Help: I'm trying to decide how to structure my dag...
# ask-community
p
Help: I'm trying to decide how to structure my dagster project. The flow is as follows: • run_id is specified ideally via launchpad (this changes regularly) • The run id passes to a function producing a config dictionary: ◦ reference date ◦ storage folder ◦ links to parameter tables • The config is then available to several processes, all producing pandas dataframes ◦ Storage of the dataframes is dependent on the config Typical workflow is to run and then debug, only re-running downstream streps. --- Would Ops & Jobs or Assets fit this best? How would a config generator be shared? Would this be an asset returning a dict, that is a required resource of all downstrean steps?
c
cc @sandy, but it sounds to me like ops/jobs might be a better fit for this use case. Generally speaking, we expect assets to represent a single entity, and it sounds like each run of this will be producing different entities, each entity tied to the parameters passed to this specific run.
p
Ok this is good perspective. Yes the output of each step would be specific to the set of inputs.

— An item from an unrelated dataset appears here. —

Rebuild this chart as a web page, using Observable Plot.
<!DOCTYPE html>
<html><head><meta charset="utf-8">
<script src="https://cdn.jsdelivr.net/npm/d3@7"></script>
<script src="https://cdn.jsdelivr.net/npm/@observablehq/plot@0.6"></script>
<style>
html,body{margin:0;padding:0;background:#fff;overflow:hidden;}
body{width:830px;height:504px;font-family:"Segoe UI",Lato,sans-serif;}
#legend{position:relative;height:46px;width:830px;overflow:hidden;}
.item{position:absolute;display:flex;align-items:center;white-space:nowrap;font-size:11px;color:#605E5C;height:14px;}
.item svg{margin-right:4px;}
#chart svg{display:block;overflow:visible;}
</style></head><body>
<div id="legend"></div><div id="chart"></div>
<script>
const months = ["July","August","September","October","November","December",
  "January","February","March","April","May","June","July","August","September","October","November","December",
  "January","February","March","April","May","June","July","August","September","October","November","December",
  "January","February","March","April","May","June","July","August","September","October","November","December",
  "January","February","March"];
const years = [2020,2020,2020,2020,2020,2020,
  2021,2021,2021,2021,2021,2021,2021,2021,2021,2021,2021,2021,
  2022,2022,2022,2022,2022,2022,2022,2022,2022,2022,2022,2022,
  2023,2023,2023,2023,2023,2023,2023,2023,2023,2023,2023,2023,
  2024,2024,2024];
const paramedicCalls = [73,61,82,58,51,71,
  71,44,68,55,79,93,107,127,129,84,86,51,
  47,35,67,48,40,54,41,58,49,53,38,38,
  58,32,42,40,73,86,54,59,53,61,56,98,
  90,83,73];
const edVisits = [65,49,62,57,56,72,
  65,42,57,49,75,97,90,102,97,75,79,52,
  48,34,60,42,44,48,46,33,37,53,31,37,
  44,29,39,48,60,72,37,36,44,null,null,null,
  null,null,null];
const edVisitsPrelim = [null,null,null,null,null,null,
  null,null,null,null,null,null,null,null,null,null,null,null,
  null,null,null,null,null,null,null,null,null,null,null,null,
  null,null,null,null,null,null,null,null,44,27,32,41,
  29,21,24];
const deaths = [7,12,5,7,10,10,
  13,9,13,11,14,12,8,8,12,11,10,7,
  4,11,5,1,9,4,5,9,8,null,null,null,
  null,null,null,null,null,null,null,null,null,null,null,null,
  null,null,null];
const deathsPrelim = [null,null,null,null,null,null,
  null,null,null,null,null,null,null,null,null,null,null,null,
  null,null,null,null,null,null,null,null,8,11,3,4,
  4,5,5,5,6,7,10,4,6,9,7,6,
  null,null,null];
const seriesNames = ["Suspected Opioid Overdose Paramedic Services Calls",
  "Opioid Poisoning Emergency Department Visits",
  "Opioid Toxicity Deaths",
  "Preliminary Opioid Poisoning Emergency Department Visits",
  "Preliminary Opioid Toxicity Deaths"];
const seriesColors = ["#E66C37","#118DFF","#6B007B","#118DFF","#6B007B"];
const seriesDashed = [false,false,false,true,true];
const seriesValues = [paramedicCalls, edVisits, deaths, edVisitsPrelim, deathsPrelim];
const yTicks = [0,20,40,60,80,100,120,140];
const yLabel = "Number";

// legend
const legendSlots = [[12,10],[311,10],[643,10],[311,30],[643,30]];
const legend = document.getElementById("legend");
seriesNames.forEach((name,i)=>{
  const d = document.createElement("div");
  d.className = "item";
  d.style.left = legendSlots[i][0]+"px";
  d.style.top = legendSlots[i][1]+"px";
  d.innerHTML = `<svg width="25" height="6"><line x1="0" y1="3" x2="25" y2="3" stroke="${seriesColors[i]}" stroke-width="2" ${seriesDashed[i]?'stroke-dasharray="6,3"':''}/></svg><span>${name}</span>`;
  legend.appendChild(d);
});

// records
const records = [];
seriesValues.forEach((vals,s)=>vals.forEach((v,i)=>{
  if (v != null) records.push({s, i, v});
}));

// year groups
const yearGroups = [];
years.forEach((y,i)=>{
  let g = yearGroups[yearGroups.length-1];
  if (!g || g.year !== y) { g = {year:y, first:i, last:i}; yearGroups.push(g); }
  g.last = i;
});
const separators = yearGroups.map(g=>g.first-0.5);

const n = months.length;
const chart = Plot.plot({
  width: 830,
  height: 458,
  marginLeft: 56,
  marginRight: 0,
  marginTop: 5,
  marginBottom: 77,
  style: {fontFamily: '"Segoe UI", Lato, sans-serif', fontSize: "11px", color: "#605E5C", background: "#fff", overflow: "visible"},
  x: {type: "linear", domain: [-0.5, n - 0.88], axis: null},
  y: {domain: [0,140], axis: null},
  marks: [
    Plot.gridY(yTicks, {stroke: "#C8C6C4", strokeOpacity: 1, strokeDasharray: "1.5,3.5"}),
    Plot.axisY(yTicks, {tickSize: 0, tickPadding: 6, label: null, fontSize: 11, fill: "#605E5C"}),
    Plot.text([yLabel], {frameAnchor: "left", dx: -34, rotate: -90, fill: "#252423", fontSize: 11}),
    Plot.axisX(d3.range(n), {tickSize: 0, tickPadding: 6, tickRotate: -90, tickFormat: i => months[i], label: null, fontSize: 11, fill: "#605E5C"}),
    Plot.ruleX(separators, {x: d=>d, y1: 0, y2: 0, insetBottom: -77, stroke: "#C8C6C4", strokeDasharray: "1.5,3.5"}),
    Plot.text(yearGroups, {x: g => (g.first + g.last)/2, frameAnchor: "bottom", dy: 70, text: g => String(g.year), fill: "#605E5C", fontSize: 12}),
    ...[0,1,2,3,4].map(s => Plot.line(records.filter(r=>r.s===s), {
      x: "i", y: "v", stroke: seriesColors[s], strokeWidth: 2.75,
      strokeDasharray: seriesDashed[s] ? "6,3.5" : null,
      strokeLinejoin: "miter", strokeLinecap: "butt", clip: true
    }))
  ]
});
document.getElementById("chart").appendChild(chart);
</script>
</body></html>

They would be the same shape -> was thinking about the custom dataframe types for validation, love this feature of dagster -> will help our processes a lot
And, every time you do a run with a different ID, a different workspace/folder structure is created
c
given that there is no set number of IDs to be run with, I think that ops/jobs is probably the best fit for this arch yea
n
I have been also thinking about doing something similar, would dynamic partitions make sense?
p
I still don't quite know how to pass a config generated at runtime to subsequent assets/jobs.
I was thinking about having a job that fills a config similar to that and yields a
runRequest
for a separate job (that has the partitioning maybe?)